At night, when he says I’m beautiful, the sirens that warn danger still go off in my head. Whose beautiful? Is it the “beautiful” that seemingly belongs to harmful men? Or is this “beautiful” something else?

He answers, “Just look at yourself.” But when I look, I’m only ashamed. I’m convinced I’ve been eating too much, and everyone knows it. Now he’s up from the bed, goes to the wall. He says: “I’m hiding the mirror.”

When morning comes, I wake up naturally, and not because my stomach is growling. I remind myself that this is a good thing — a sure sign of recovery.

I get dressed in the bathroom after the shower. It’s here that I hear myself breathe.
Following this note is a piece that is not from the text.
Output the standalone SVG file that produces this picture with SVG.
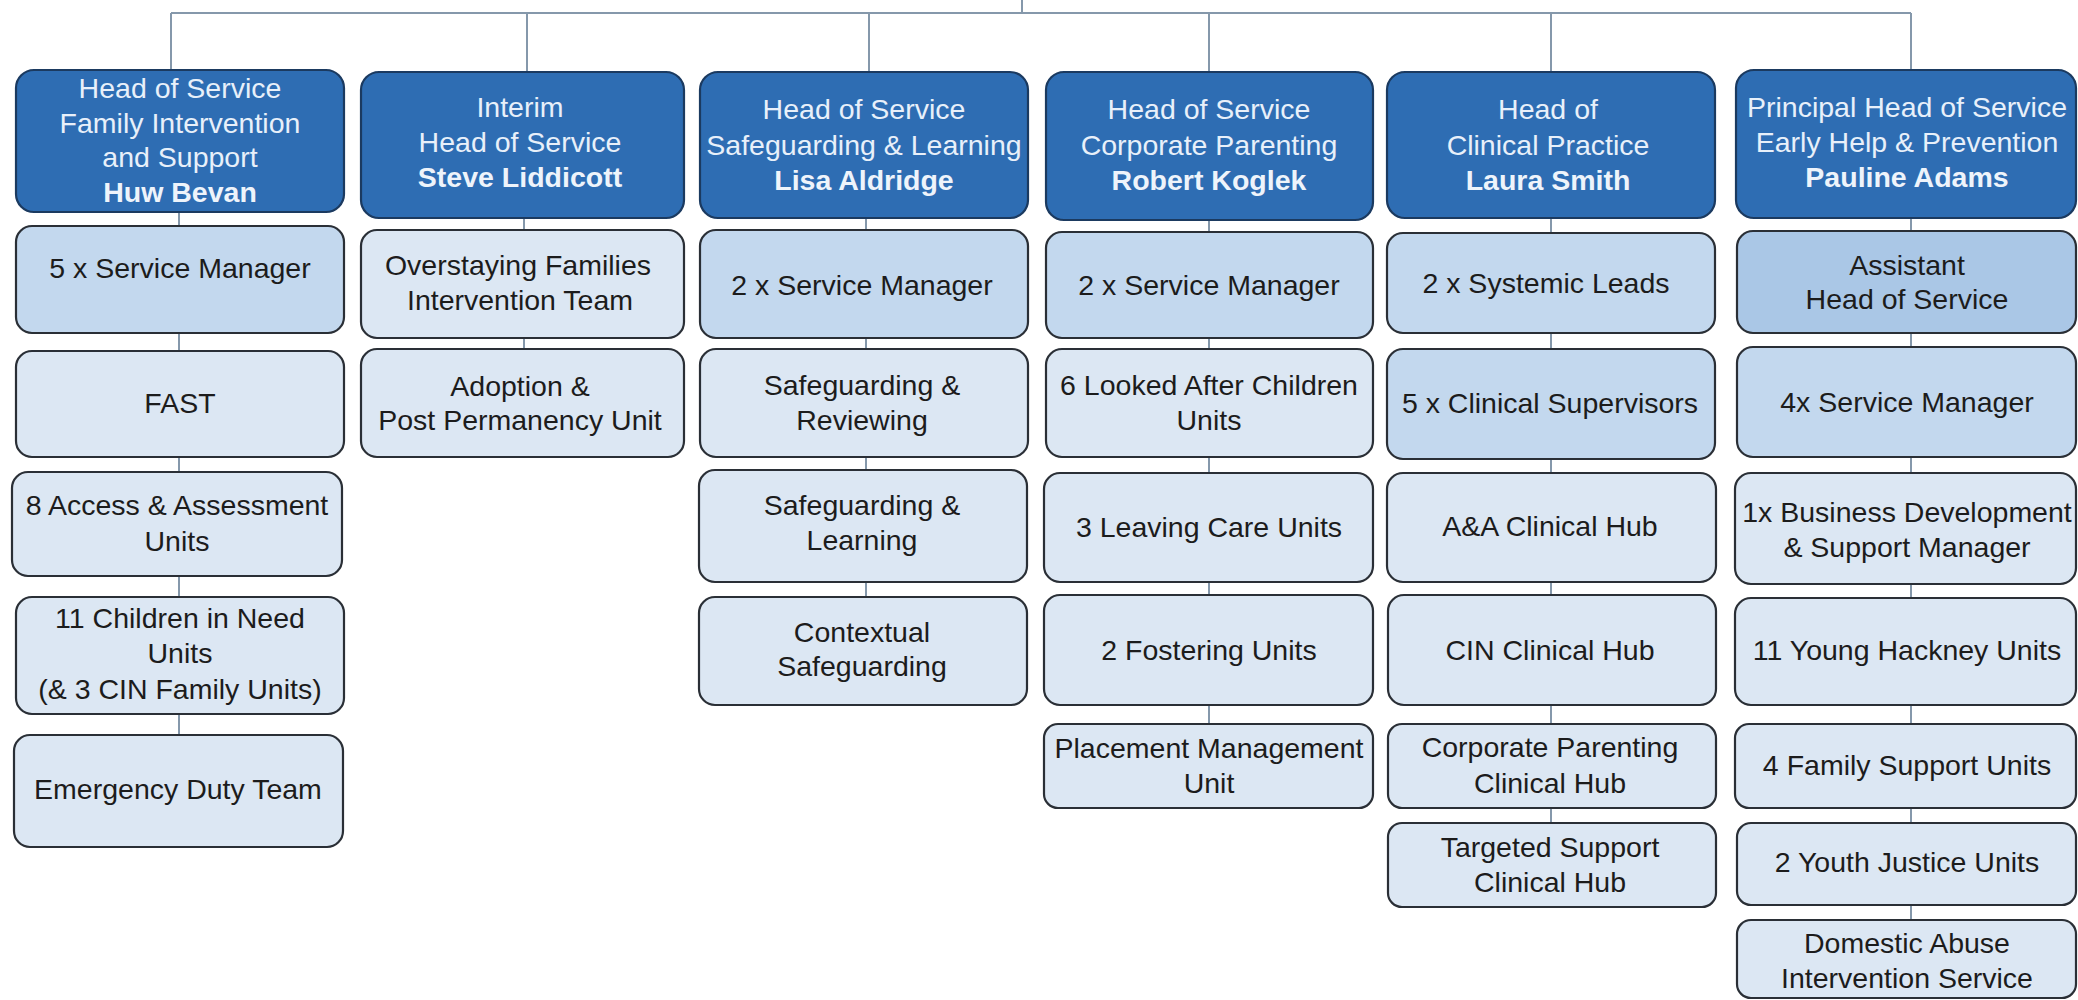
<svg xmlns="http://www.w3.org/2000/svg" width="2078" height="1000" viewBox="0 0 2078 1000">
<style>
rect{stroke:#2a2f36;stroke-width:2.2}
.hdr{fill:#2e6db3;stroke:#1b3a60}
.mid{fill:#c3d8ee}
.dk{fill:#aac7e6}
.lt{fill:#dce7f3}
text{font-family:"Liberation Sans",Arial,sans-serif;font-size:28.5px;text-anchor:middle}
.ht{fill:#e8f0fa}
.hb{fill:#eef4fb;font-weight:bold}
.bt{fill:#1c1c1c}
.con{fill:none;stroke:#8598ab;stroke-width:2}
</style>
<rect x="0" y="0" width="2078" height="1000" style="fill:#ffffff;stroke:none"/>
<g id="connectors">
<path class="con" d="M1022 0V13M171 13H1911M171 13V70M527 13V72M869 13V72M1209 13V72M1551 13V72M1911 13V70"/>
<path class="con" d="M179 212V735M524 218V349M866 218V597M1209 220V724M1551 218V823M1911 218V920"/>
</g>
<g id="col1">
<g id="n-huw"><rect class="hdr" x="16" y="70" width="328" height="142" rx="18"/>
<text class="ht" x="180" y="98">Head of Service</text><text class="ht" x="180" y="133">Family Intervention</text><text class="ht" x="180" y="167">and Support</text><text class="hb" x="180" y="202">Huw Bevan</text></g>
<g id="n-sm5"><rect class="mid" x="16" y="226" width="328" height="107" rx="16"/><text class="bt" x="180" y="278">5 x Service Manager</text></g>
<g id="n-fast"><rect class="lt" x="16" y="351" width="328" height="106" rx="16"/><text class="bt" x="180" y="413">FAST</text></g>
<g id="n-aa"><rect class="lt" x="12" y="472" width="330" height="104" rx="16"/><text class="bt" x="177" y="515">8 Access &amp; Assessment</text><text class="bt" x="177" y="551">Units</text></g>
<g id="n-cin"><rect class="lt" x="16" y="597" width="328" height="117" rx="16"/><text class="bt" x="180" y="628">11 Children in Need</text><text class="bt" x="180" y="663">Units</text><text class="bt" x="180" y="699">(&amp; 3 CIN Family Units)</text></g>
<g id="n-edt"><rect class="lt" x="14" y="735" width="329" height="112" rx="16"/><text class="bt" x="178" y="799">Emergency Duty Team</text></g>
</g>
<g id="col2">
<g id="n-steve"><rect class="hdr" x="361" y="72" width="323" height="146" rx="18"/>
<text class="ht" x="520" y="117">Interim</text><text class="ht" x="520" y="152">Head of Service</text><text class="hb" x="520" y="187">Steve Liddicott</text></g>
<g id="n-over"><rect class="lt" x="361" y="230" width="323" height="108" rx="16"/><text class="bt" x="518" y="275">Overstaying Families</text><text class="bt" x="520" y="310">Intervention Team</text></g>
<g id="n-adopt"><rect class="lt" x="361" y="349" width="323" height="108" rx="16"/><text class="bt" x="520" y="396">Adoption &amp;</text><text class="bt" x="520" y="430">Post Permanency Unit</text></g>
</g>
<g id="col3">
<g id="n-lisa"><rect class="hdr" x="700" y="72" width="328" height="146" rx="18"/>
<text class="ht" x="864" y="119">Head of Service</text><text class="ht" x="864" y="155">Safeguarding &amp; Learning</text><text class="hb" x="864" y="190">Lisa Aldridge</text></g>
<g id="n-sm2a"><rect class="mid" x="700" y="230" width="328" height="108" rx="16"/><text class="bt" x="862" y="295">2 x Service Manager</text></g>
<g id="n-sr"><rect class="lt" x="700" y="349" width="328" height="108" rx="16"/><text class="bt" x="862" y="395">Safeguarding &amp;</text><text class="bt" x="862" y="430">Reviewing</text></g>
<g id="n-sl"><rect class="lt" x="699" y="470" width="328" height="112" rx="16"/><text class="bt" x="862" y="515">Safeguarding &amp;</text><text class="bt" x="862" y="550">Learning</text></g>
<g id="n-ctx"><rect class="lt" x="699" y="597" width="328" height="108" rx="16"/><text class="bt" x="862" y="642">Contextual</text><text class="bt" x="862" y="676">Safeguarding</text></g>
</g>
<g id="col4">
<g id="n-robert"><rect class="hdr" x="1046" y="72" width="327" height="148" rx="18"/>
<text class="ht" x="1209" y="119">Head of Service</text><text class="ht" x="1209" y="155">Corporate Parenting</text><text class="hb" x="1209" y="190">Robert Koglek</text></g>
<g id="n-sm2b"><rect class="mid" x="1046" y="232" width="327" height="106" rx="16"/><text class="bt" x="1209" y="295">2 x Service Manager</text></g>
<g id="n-lac"><rect class="lt" x="1046" y="349" width="327" height="108" rx="16"/><text class="bt" x="1209" y="395">6 Looked After Children</text><text class="bt" x="1209" y="430">Units</text></g>
<g id="n-lcu"><rect class="lt" x="1044" y="473" width="329" height="109" rx="16"/><text class="bt" x="1209" y="537">3 Leaving Care Units</text></g>
<g id="n-fost"><rect class="lt" x="1044" y="595" width="329" height="110" rx="16"/><text class="bt" x="1209" y="660">2 Fostering Units</text></g>
<g id="n-pmu"><rect class="lt" x="1044" y="724" width="329" height="84" rx="14"/><text class="bt" x="1209" y="758">Placement Management</text><text class="bt" x="1209" y="793">Unit</text></g>
</g>
<g id="col5">
<g id="n-laura"><rect class="hdr" x="1387" y="72" width="328" height="146" rx="18"/>
<text class="ht" x="1548" y="119">Head of</text><text class="ht" x="1548" y="155">Clinical Practice</text><text class="hb" x="1548" y="190">Laura Smith</text></g>
<g id="n-sys"><rect class="mid" x="1387" y="233" width="328" height="100" rx="16"/><text class="bt" x="1546" y="293">2 x Systemic Leads</text></g>
<g id="n-sup"><rect class="mid" x="1387" y="349" width="328" height="110" rx="16"/><text class="bt" x="1550" y="413">5  x Clinical Supervisors</text></g>
<g id="n-aahub"><rect class="lt" x="1387" y="473" width="329" height="109" rx="16"/><text class="bt" x="1550" y="536">A&amp;A Clinical Hub</text></g>
<g id="n-cinhub"><rect class="lt" x="1388" y="595" width="328" height="110" rx="16"/><text class="bt" x="1550" y="660">CIN Clinical Hub</text></g>
<g id="n-cphub"><rect class="lt" x="1388" y="724" width="328" height="84" rx="14"/><text class="bt" x="1550" y="757">Corporate Parenting</text><text class="bt" x="1550" y="793">Clinical Hub</text></g>
<g id="n-tshub"><rect class="lt" x="1388" y="823" width="328" height="84" rx="14"/><text class="bt" x="1550" y="857">Targeted Support</text><text class="bt" x="1550" y="892">Clinical Hub</text></g>
</g>
<g id="col6">
<g id="n-pauline"><rect class="hdr" x="1736" y="70" width="340" height="148" rx="18"/>
<text class="ht" x="1907" y="117">Principal Head of Service</text><text class="ht" x="1907" y="152">Early Help &amp; Prevention</text><text class="hb" x="1907" y="187">Pauline Adams</text></g>
<g id="n-ahos"><rect class="dk" x="1737" y="231" width="339" height="102" rx="16"/><text class="bt" x="1907" y="275">Assistant</text><text class="bt" x="1907" y="309">Head of Service</text></g>
<g id="n-sm4"><rect class="mid" x="1737" y="347" width="339" height="110" rx="16"/><text class="bt" x="1907" y="412">4x Service Manager</text></g>
<g id="n-bdm"><rect class="lt" x="1735" y="473" width="341" height="111" rx="16"/><text class="bt" x="1907" y="522">1x Business Development</text><text class="bt" x="1907" y="557">&amp; Support Manager</text></g>
<g id="n-yh"><rect class="lt" x="1735" y="598" width="341" height="107" rx="16"/><text class="bt" x="1907" y="660">11 Young Hackney Units</text></g>
<g id="n-fsu"><rect class="lt" x="1735" y="724" width="341" height="84" rx="14"/><text class="bt" x="1907" y="775">4 Family Support Units</text></g>
<g id="n-yju"><rect class="lt" x="1737" y="823" width="339" height="82" rx="14"/><text class="bt" x="1907" y="872">2 Youth Justice Units</text></g>
<g id="n-dais"><rect class="lt" x="1737" y="920" width="339" height="78" rx="14"/><text class="bt" x="1907" y="953">Domestic Abuse</text><text class="bt" x="1907" y="988">Intervention Service</text></g>
</g>
</svg>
In this silence, I fantasize about recovery, about what that really means.

In one of my favorite poems, called “Loose Woman,” Sandra Cisneros writes: “Sometimes, sweetheart, a woman needs a man who loves her ass.” When I first read those words, at 25 years old, I cried. Those were the words of the woman I wanted to be: a confident one, in possession of her own body.

But note how Cisneros only says sometimes. What else might a woman need to be loved for? Elsewhere in the poem, Cisneros tells us: “my mind.”

The world I want to live in is a fully recovered world. A world in which a woman can feel safe and celebrated for her body, but first for her mind. Where the only words used to describe me are the ones I choose myself. Where sometimes I am beautiful, and sometimes I am not. Where whatever I am, above all, I am mine.